Living in a care home as an adult is a particular vulnerable and difficult position to be put in. We know that there is a shortage of social housing in this country, and we know that it’s a particular problem for adults with severe disabilities: there may not be appropriate properties in their area and therefore the local authorities may have no choice but to place them as residents in a care home to provide the kind of support packages that they need to live. To take away the small amount of independence that those adults have is astonishing.

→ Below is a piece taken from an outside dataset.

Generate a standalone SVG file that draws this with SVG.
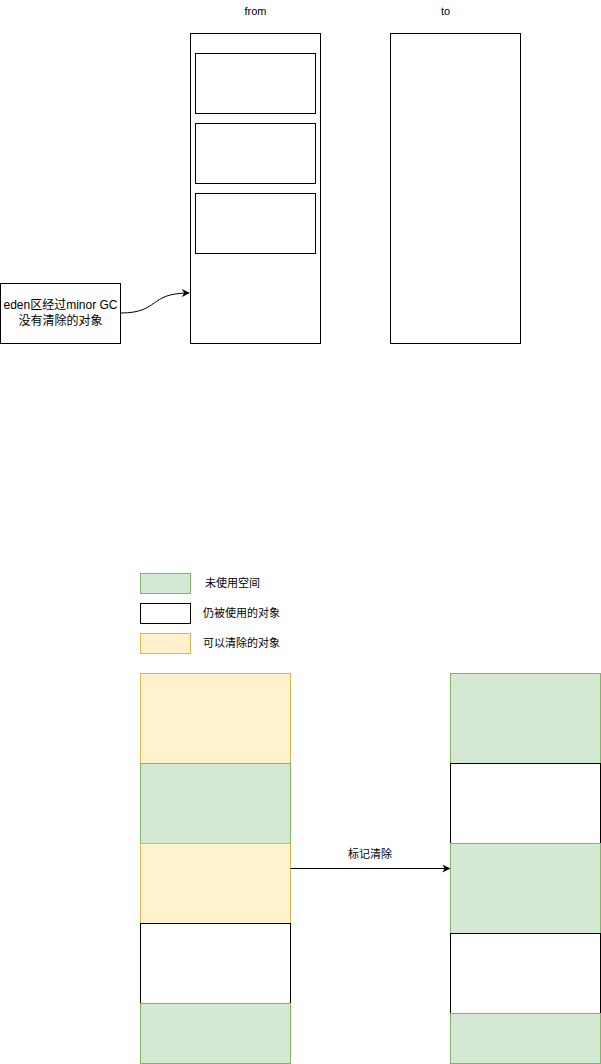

Adults living in care homes already only keep £20 a week of their benefits, their High Rate Care Allowance, and their Income Support or Incapacity Benefit is all handed over to pay for the cost of their care.
The High Rate Mobility Allowance however, is used in a variety of ways. People might use it to contribute towards the cost of power wheelchairs, which are far too expensive for the NHS to cover. They might use it to fund a wheelchair accessible vehicle; they might even travel to and from work in that. Or perhaps in some cases it will go to fund accessible taxis, or some homes will pool the money and use it to fund transport for days out, things that perhaps don’t seem important on paper, but when you’re an adult looking at four walls, all day every day, with no respite from that, such things are vital.
I believed you Mr Cameron. I believed you when you stood there and promised that you would always protect the most vulnerable in our society, and perhaps that’s why, nearly 24 hours on from the announcement, I’m still shocked, saddened and betrayed.
I won’t be affected by these changes, but I believe that the most important thing is to stand up for those who are more vulnerable than ourselves, I though you believed that too.
Your Big Society is a fantastic concept which builds upon those visions; visions for a Britain that’s different from today where people are more involved and engaged; a Britain that would not turn its back on adults for the price of £135million a year; a Britain that would not allow companies, such as Vodafone, to owe £6billion in unpaid taxes.
The most vulnerable are paying for this Mr Cameron, and I’m ashamed of you for it

2 comments:

Anonymous said...

You didn't really believe things would be better under Dopey Cameron did you? I'm surprised he didn't give Herr Hutton a job in his cabinet.

Anonymous said...

I'll never forget the night when I found this youtube video. It was so refreshing to hear someone talking sense at last; it gave me the urge to fight back and the will not to give up. Thank you so much Kaylia.